DATA SUPPLIED =
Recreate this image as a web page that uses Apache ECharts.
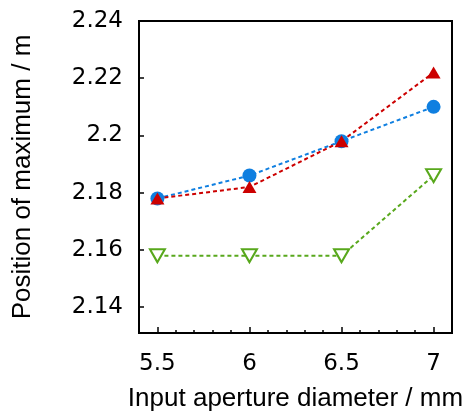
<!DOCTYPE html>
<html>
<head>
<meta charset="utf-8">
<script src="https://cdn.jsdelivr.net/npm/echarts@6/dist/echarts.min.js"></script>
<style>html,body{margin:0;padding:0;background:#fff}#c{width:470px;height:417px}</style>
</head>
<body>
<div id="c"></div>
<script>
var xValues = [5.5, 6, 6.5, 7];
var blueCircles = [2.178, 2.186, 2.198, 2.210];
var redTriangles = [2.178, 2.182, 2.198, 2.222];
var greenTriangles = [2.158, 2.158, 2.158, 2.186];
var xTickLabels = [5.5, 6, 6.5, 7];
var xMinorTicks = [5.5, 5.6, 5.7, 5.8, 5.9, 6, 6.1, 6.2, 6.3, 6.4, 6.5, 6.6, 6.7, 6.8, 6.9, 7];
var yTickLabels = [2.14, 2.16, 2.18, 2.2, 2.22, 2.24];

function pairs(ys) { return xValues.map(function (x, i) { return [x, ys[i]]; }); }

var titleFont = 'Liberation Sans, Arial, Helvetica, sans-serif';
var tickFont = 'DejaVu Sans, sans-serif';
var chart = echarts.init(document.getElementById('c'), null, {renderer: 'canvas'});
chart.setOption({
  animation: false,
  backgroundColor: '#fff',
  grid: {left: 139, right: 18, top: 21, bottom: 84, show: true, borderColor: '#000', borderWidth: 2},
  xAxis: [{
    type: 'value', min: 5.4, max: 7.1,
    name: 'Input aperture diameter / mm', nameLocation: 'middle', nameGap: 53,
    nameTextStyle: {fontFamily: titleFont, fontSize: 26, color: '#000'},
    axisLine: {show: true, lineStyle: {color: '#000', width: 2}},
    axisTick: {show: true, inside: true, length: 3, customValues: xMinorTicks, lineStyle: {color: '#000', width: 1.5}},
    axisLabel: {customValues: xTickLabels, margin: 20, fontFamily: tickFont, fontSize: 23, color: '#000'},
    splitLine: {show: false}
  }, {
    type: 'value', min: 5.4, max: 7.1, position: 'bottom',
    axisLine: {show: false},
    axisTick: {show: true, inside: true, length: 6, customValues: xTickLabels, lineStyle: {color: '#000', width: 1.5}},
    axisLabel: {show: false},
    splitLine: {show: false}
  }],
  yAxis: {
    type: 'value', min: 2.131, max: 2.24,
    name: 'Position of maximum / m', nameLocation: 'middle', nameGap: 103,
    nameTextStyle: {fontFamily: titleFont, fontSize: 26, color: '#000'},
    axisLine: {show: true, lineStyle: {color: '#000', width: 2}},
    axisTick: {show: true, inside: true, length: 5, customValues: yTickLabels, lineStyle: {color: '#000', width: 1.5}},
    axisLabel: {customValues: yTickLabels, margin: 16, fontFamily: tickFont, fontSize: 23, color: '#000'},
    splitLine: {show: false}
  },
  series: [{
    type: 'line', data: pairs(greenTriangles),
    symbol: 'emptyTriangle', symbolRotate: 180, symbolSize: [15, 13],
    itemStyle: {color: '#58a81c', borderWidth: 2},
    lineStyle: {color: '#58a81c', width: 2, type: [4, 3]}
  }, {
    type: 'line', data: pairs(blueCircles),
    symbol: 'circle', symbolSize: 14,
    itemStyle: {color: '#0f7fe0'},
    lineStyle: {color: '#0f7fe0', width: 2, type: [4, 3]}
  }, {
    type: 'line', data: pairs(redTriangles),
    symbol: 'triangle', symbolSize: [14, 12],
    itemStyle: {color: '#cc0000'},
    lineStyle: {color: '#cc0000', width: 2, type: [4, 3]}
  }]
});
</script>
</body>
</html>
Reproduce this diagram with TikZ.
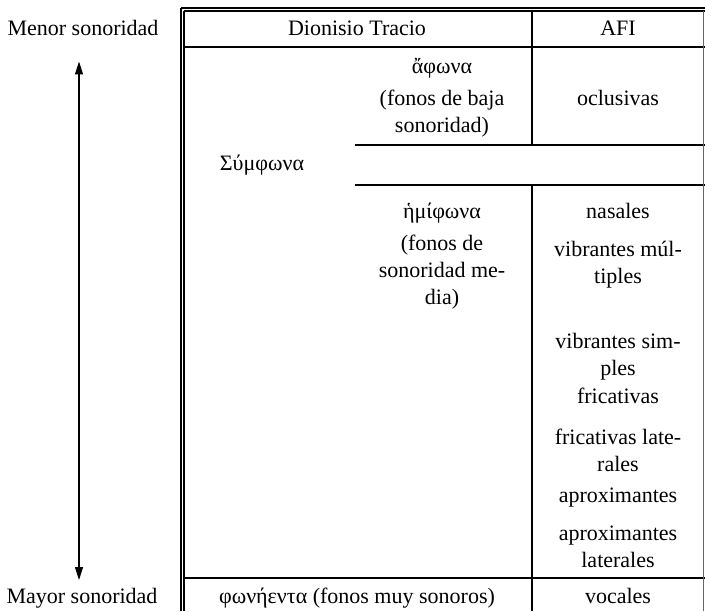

GIVEN EXERCISE =
Each entry shown above must be quoted exactly, with its pictures left out.

FULL RESPONSE =
Recreate this image as a web page that uses Apache ECharts.
<!DOCTYPE html>
<html>
<head>
<meta charset="utf-8">
<script src="https://cdn.jsdelivr.net/npm/echarts@6/dist/echarts.min.js"></script>
<style>html,body{margin:0;padding:0;background:#fff}#c{width:470px;height:417px}</style>
</head>
<body>
<div id="c"></div>
<script>
var xValues = [5.5, 6, 6.5, 7];
var blueCircles = [2.178, 2.186, 2.198, 2.210];
var redTriangles = [2.178, 2.182, 2.198, 2.222];
var greenTriangles = [2.158, 2.158, 2.158, 2.186];
var xTickLabels = [5.5, 6, 6.5, 7];
var xMinorTicks = [5.5, 5.6, 5.7, 5.8, 5.9, 6, 6.1, 6.2, 6.3, 6.4, 6.5, 6.6, 6.7, 6.8, 6.9, 7];
var yTickLabels = [2.14, 2.16, 2.18, 2.2, 2.22, 2.24];

function pairs(ys) { return xValues.map(function (x, i) { return [x, ys[i]]; }); }

var titleFont = 'Liberation Sans, Arial, Helvetica, sans-serif';
var tickFont = 'DejaVu Sans, sans-serif';
var chart = echarts.init(document.getElementById('c'), null, {renderer: 'canvas'});
chart.setOption({
  animation: false,
  backgroundColor: '#fff',
  grid: {left: 139, right: 18, top: 21, bottom: 84, show: true, borderColor: '#000', borderWidth: 2},
  xAxis: [{
    type: 'value', min: 5.4, max: 7.1,
    name: 'Input aperture diameter / mm', nameLocation: 'middle', nameGap: 53,
    nameTextStyle: {fontFamily: titleFont, fontSize: 26, color: '#000'},
    axisLine: {show: true, lineStyle: {color: '#000', width: 2}},
    axisTick: {show: true, inside: true, length: 3, customValues: xMinorTicks, lineStyle: {color: '#000', width: 1.5}},
    axisLabel: {customValues: xTickLabels, margin: 20, fontFamily: tickFont, fontSize: 23, color: '#000'},
    splitLine: {show: false}
  }, {
    type: 'value', min: 5.4, max: 7.1, position: 'bottom',
    axisLine: {show: false},
    axisTick: {show: true, inside: true, length: 6, customValues: xTickLabels, lineStyle: {color: '#000', width: 1.5}},
    axisLabel: {show: false},
    splitLine: {show: false}
  }],
  yAxis: {
    type: 'value', min: 2.131, max: 2.24,
    name: 'Position of maximum / m', nameLocation: 'middle', nameGap: 103,
    nameTextStyle: {fontFamily: titleFont, fontSize: 26, color: '#000'},
    axisLine: {show: true, lineStyle: {color: '#000', width: 2}},
    axisTick: {show: true, inside: true, length: 5, customValues: yTickLabels, lineStyle: {color: '#000', width: 1.5}},
    axisLabel: {customValues: yTickLabels, margin: 16, fontFamily: tickFont, fontSize: 23, color: '#000'},
    splitLine: {show: false}
  },
  series: [{
    type: 'line', data: pairs(greenTriangles),
    symbol: 'emptyTriangle', symbolRotate: 180, symbolSize: [15, 13],
    itemStyle: {color: '#58a81c', borderWidth: 2},
    lineStyle: {color: '#58a81c', width: 2, type: [4, 3]}
  }, {
    type: 'line', data: pairs(blueCircles),
    symbol: 'circle', symbolSize: 14,
    itemStyle: {color: '#0f7fe0'},
    lineStyle: {color: '#0f7fe0', width: 2, type: [4, 3]}
  }, {
    type: 'line', data: pairs(redTriangles),
    symbol: 'triangle', symbolSize: [14, 12],
    itemStyle: {color: '#cc0000'},
    lineStyle: {color: '#cc0000', width: 2, type: [4, 3]}
  }]
});
</script>
</body>
</html>
Reproduce this diagram with TikZ.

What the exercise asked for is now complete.